Die Zukunft des Kunsthaus Tacheles: Versteigern als Chance

Das Tacheles kommt Anfang April unter den Hammer. Die Künstler schreckt das nicht, sie hoffen auf einen Neuanfang - und dass die drohende Räumung ausbleibt.

Kommt unter den Hammer: Das Tacheles. Bild: dapd

"Optimistisch" sei die Stimmung im Haus, sagt Linda Cerna, Sprecherin des Tacheles e. V. "Energievoll", fügt sie hinzu. Am 4. April soll das Kunsthaus in Mitte zwangsversteigert werden. Die dort werkelnden Künstler schreckt das nicht. "Jetzt bietet sich die Chance, dass endlich eine Lösung für uns gefunden wird", so Cerna.

Der Optimismus hat einen weiteren Grund: Eine Räumung des Tacheles steht demnächst wohl nicht an. Gebannt ist die Gefahr zwar nicht: Das im August 2009 eingeleitete Räumungsverfahren laufe weiter, teilte ein Sprecher der Berliner Zivilgerichte mit. Ihm sei aber nicht bekannt, dass demnächst ein Vollzug geplant sei. Tacheles-Sprecherin Cerna ist hoffnungsvoll: "Wir gehen erst mal nicht von einer Räumung aus." Mit der Versteigerung sei es wieder wahrscheinlich, den Ort als öffentliche Kulturstätte zu erhalten und die "erfolgreiche Arbeit" fortzusetzen. Das Tacheles erfreut sich vor allem bei Touristen großer Beliebtheit. Die Künstler allerdings sind heillos zerstritten.

Vergangene Woche hatte das Amtsgericht Mitte die Zwangsversteigerung des Tacheles am 4. April bekannt gegeben. Der Eigentümer, die Fundus Gruppe, war bereits 2007 insolvent gegangen. Die HSH Nordbank übernahm das Gelände als Zwangsverwalter und beschloss die Versteigerung. Den 2008 abgelaufenen Mietvertrag mit den Hausbenutzern verlängerte sie nicht; stattdessen beantragte die Bank das Räumungsverfahren. "Der konkrete Vollzug liegt nicht mehr in unserer Hand", sagt Gesine Dähn, Sprecherin der HSH Nordbank. Früher war aus Kreisen der Bank allerdings verlautet, dass eine Versteigerung nur erfolgversprechend sei, wenn das Haus geräumt sei.

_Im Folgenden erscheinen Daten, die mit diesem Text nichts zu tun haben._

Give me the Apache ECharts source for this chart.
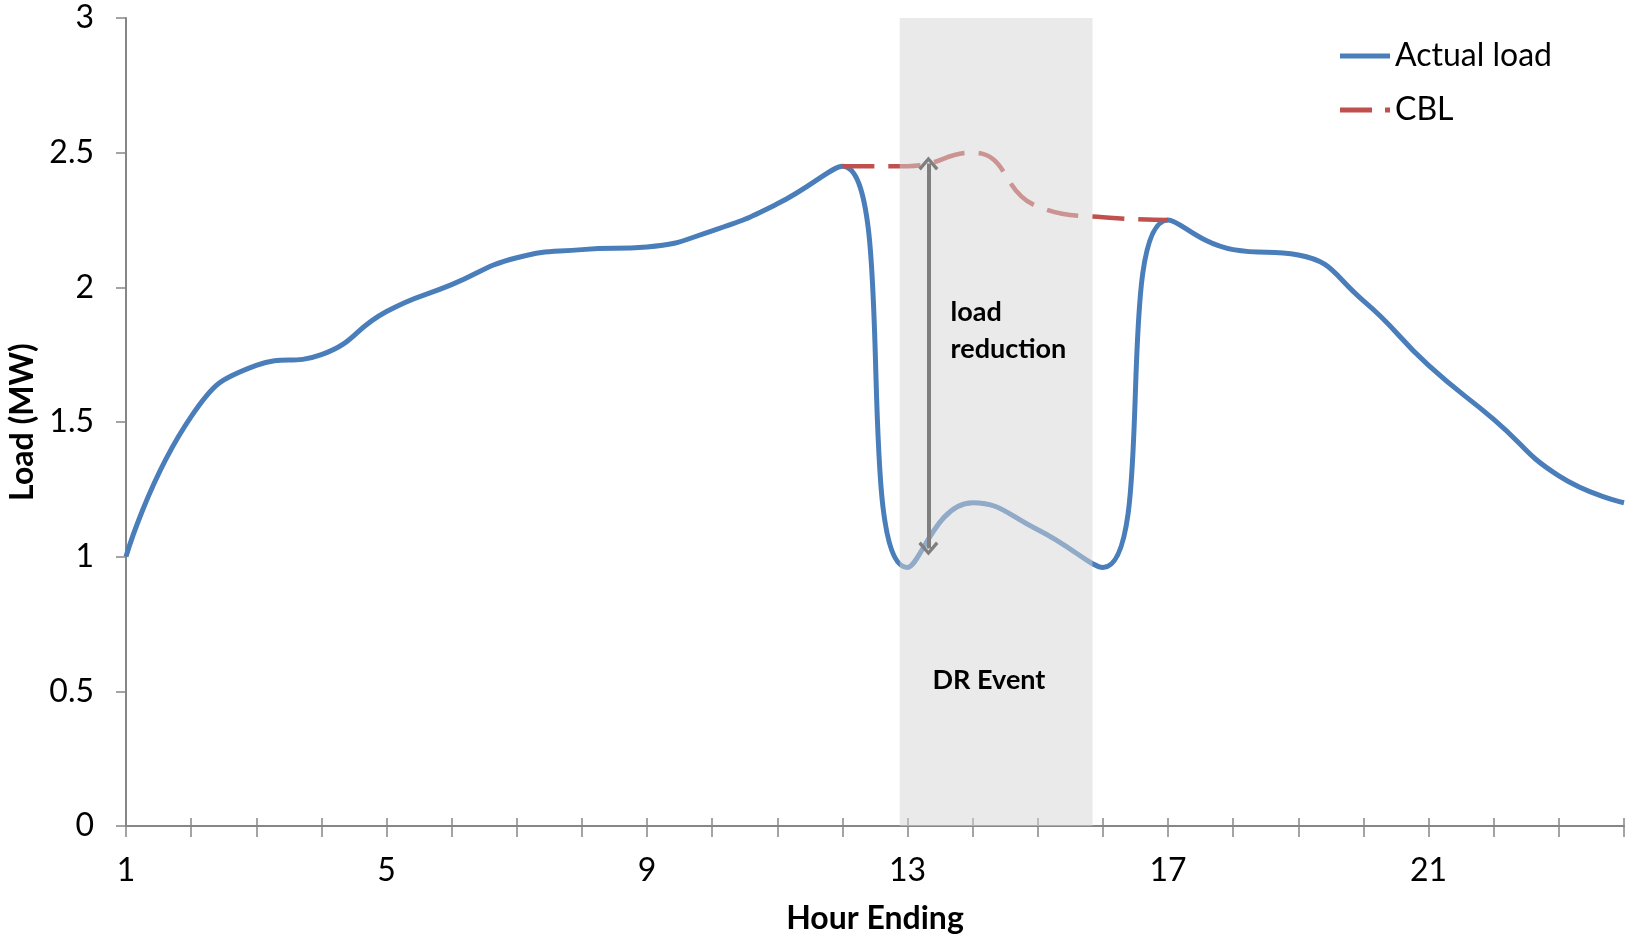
<!DOCTYPE html>
<html>
<head>
<meta charset="utf-8">
<script src="https://cdn.jsdelivr.net/npm/echarts@6/dist/echarts.min.js"></script>
<style>
  html, body { margin: 0; padding: 0; background: #fff; }
  #chart { width: 1632px; height: 936px; }
</style>
</head>
<body>
<div id="chart"></div>
<script>
// hour ending 1..24
const hours = [1, 2, 3, 4, 5, 6, 7, 8, 9, 10, 11, 12, 13, 14, 15, 16, 17, 18, 19, 20, 21, 22, 23, 24];
const actualLoad = [1.00, 1.52, 1.71, 1.75, 1.91, 2.01, 2.11, 2.14, 2.15, 2.21, 2.31, 2.45,
  0.96, 1.20, 1.10, 0.96, 2.25, 2.14, 2.12, 1.95, 1.71, 1.51, 1.30, 1.20];
// customer baseline, only around the event
const cblHours = [12, 13, 14, 15, 16, 17];
const cblLoad = [2.45, 2.45, 2.50, 2.30, 2.26, 2.25];
const yTicks = [0, 0.5, 1, 1.5, 2, 2.5, 3];
const xLabelHours = [1, 5, 9, 13, 17, 21];

// DR event window and annotations, in data units
const eventWindow = [12.88, 15.84];
const arrowHour = 13.32;
const arrowSpan = [2.46, 1.03];
const reductionLabelAt = [13.66, 1.84];
const eventLabelAt = [14.25, 0.54];

const font = "Lato";
const axisGrey = "#868686";
const blue = "#4a7ebb";
const red = "#c0504d";
const chevron = "path://M0 11 L10 0 L20 11 L17.6 13.2 L10 4.8 L2.4 13.2 Z";

const chart = echarts.init(document.getElementById("chart"));

const xBase = {
  type: "value",
  min: hours[0],
  max: hours[hours.length - 1],
  interval: 1,
  position: "bottom",
  splitLine: { show: false },
};

chart.setOption({
  animation: false,
  textStyle: { fontFamily: font },
  grid: { left: 126, right: 8, top: 18, bottom: 110, containLabel: false, outerBoundsMode: "none" },
  legend: {
    orient: "vertical",
    left: 1335,
    top: 35,
    itemWidth: 50,
    itemHeight: 5,
    itemGap: 22,
    textStyle: { fontSize: 32, color: "#000", fontFamily: font },
    data: [
      { name: "Actual load", icon: "path://M0 0 H50 V5 H0 Z" },
      { name: "CBL", icon: "path://M0 0 H32 V5 H0 Z M45 0 H50 V5 H45 Z" },
    ],
  },
  xAxis: [
    Object.assign({}, xBase, {
      name: "Hour Ending",
      nameLocation: "middle",
      nameGap: 77,
      nameTextStyle: { fontSize: 32, fontWeight: "bold", color: "#000" },
      axisLine: { lineStyle: { color: axisGrey, width: 2 } },
      axisTick: { show: true, length: 11, lineStyle: { color: axisGrey, width: 1.5 } },
      axisLabel: {
        fontSize: 32,
        color: "#000",
        margin: 29,
        formatter: (v) => (xLabelHours.includes(v) ? String(v) : ""),
      },
    }),
    Object.assign({}, xBase, {
      axisLine: { show: false },
      axisTick: { show: true, inside: true, length: 8, lineStyle: { color: axisGrey, width: 1.5 } },
      axisLabel: { show: false },
    }),
  ],
  yAxis: {
    type: "value",
    min: yTicks[0],
    max: yTicks[yTicks.length - 1],
    interval: 0.5,
    name: "Load (MW)",
    nameLocation: "middle",
    nameGap: 84,
    nameTextStyle: { fontSize: 32, fontWeight: "bold", color: "#000" },
    splitLine: { show: false },
    axisLine: { show: true, lineStyle: { color: axisGrey, width: 2 } },
    axisTick: { show: true, length: 10, lineStyle: { color: axisGrey, width: 1.5 } },
    axisLabel: { fontSize: 32, color: "#000", margin: 32 },
  },
  series: [
    {
      name: "Actual load",
      type: "line",
      data: hours.map((h, i) => [h, actualLoad[i]]),
      smooth: 0.5,
      symbol: "none",
      z: 2,
      color: blue,
      lineStyle: { width: 5, color: blue },
    },
    {
      name: "CBL",
      type: "line",
      data: cblHours.map((h, i) => [h, cblLoad[i]]),
      smooth: 0.5,
      symbol: "none",
      z: 2,
      color: red,
      lineStyle: { width: 4.5, color: red, type: [32, 14] },
    },
    {
      // translucent overlay for the event, plus arrow and notes on top
      name: "event",
      type: "line",
      data: [],
      z: 10,
      markArea: {
        z: 10,
        silent: true,
        itemStyle: { color: "rgba(214,214,214,0.5)" },
        data: [[{ xAxis: eventWindow[0], yAxis: yTicks[0] }, { xAxis: eventWindow[1], yAxis: yTicks[yTicks.length - 1] }]],
      },
      markLine: {
        z: 20,
        silent: true,
        symbol: [chevron, chevron],
        symbolSize: [20, 14],
        label: { show: false },
        lineStyle: { color: "#7f7f7f", width: 4, type: "solid" },
        data: [[{ coord: [arrowHour, arrowSpan[0]] }, { coord: [arrowHour, arrowSpan[1]] }]],
      },
      markPoint: {
        z: 20,
        silent: true,
        symbol: "circle",
        symbolSize: 1,
        itemStyle: { color: "rgba(0,0,0,0)" },
        label: {
          show: true,
          position: "inside",
          color: "#000",
          fontFamily: font,
          fontWeight: "bold",
          fontSize: 27,
        },
        data: [
          {
            coord: reductionLabelAt,
            label: { formatter: "load\nreduction", align: "left", verticalAlign: "middle", lineHeight: 37 },
          },
          {
            coord: eventLabelAt,
            label: { formatter: "DR Event", align: "center", verticalAlign: "middle" },
          },
        ],
      },
    },
  ],
});
</script>
</body>
</html>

Das weit über die Grenzen Berlins hinaus bekannte Kunsthaus zieht jährlich mehr als 300.000 Besucher an. Es beherbergt Ateliers, ein Kino sowie Lokale. Die Kaufhausruine an der Oranienburger Straße war 1990 von einer Künstlerinitiative besetzt worden. Später wurden Mietverträge abgeschlossen, die mittlerweile aber ausgelaufen sind.

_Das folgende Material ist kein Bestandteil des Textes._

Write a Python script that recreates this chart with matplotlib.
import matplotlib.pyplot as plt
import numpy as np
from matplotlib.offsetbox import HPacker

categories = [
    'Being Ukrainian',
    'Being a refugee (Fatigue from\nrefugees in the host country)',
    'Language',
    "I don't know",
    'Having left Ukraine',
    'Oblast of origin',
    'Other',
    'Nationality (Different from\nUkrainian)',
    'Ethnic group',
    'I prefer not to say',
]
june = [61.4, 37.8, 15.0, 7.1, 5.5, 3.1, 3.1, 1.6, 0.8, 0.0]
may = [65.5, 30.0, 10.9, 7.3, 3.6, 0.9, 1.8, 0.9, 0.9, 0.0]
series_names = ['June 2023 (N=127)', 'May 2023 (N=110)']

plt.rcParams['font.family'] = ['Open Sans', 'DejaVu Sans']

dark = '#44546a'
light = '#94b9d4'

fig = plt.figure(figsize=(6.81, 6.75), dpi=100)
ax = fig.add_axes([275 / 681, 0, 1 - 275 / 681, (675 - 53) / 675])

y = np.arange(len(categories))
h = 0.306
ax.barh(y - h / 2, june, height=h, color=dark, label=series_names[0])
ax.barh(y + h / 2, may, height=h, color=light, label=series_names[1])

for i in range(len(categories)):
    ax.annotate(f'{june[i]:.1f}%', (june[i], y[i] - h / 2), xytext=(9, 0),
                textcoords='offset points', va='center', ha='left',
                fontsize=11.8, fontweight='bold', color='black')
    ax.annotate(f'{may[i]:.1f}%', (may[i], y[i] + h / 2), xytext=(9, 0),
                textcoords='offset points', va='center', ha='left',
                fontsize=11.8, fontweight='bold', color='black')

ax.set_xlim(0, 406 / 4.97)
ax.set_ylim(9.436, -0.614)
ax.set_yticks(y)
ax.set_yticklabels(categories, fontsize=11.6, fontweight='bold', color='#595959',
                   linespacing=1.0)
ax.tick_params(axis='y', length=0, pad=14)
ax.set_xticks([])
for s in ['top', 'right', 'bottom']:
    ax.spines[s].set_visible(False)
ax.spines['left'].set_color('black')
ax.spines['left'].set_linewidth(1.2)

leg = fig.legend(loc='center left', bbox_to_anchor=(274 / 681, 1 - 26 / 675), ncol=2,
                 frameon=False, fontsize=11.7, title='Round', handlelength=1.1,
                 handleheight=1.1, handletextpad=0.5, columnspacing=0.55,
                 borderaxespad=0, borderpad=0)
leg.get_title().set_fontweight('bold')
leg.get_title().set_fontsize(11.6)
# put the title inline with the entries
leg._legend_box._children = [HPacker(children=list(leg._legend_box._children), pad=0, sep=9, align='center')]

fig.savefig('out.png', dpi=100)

Im vergangenen Jahr gab es mehrmals Demonstrationen für den Erhalt des Kunsthauses.

Nutzer und Unterstützer des Tacheles hatten wiederholt gegen eine Räumung protestiert. Auch der Regierende Bürgermeister Klaus Wowereit (SPD) fordert seit Längerem, auf eine Räumung zu verzichten. "Das wäre für alle Seiten kontraproduktiv", betont dessen kulturpolitischer Sprecher Torsten Wöhlert. Nach der Versteigerung im April werde sich Wowereit umgehend mit dem neuen Eigentümer zusammensetzen. "Wir haben gute Karten, das Haus als Kunstort zu erhalten", so Wöhlert. Das Tacheles ist denkmalgeschützt, der Bebauungsplan legt das Haus als Kulturort fest.

Die HSH Nordbank spricht unterdessen von "mehreren Interessenten" an dem 25.300 Quadratmeter großen Tacheles-Gelände, wovon das Kunsthaus lediglich 1.250 Quadratmeter einnimmt. Das Amtsgericht berechnet für das Areal einen Wert von 35,1 Millionen Euro. Die Tacheles-Nutzer fordern, das Kunsthaus vom Gesamtgelände abzutrennen; erwerben solle es das Land oder eine öffentlichen Stiftung. Diese Option weist Nordbank-Sprecherin Dähn allerdings zurück. "Den bisherigen Rückmeldungen nach gibt es nur Interesse an einem Gesamterwerb", sagte sie der taz.

So oder so wird im Tacheles erst mal gefeiert: mit einem Festival am 13. Februar zum 21. Geburtstag des 1990 besetzten Hauses.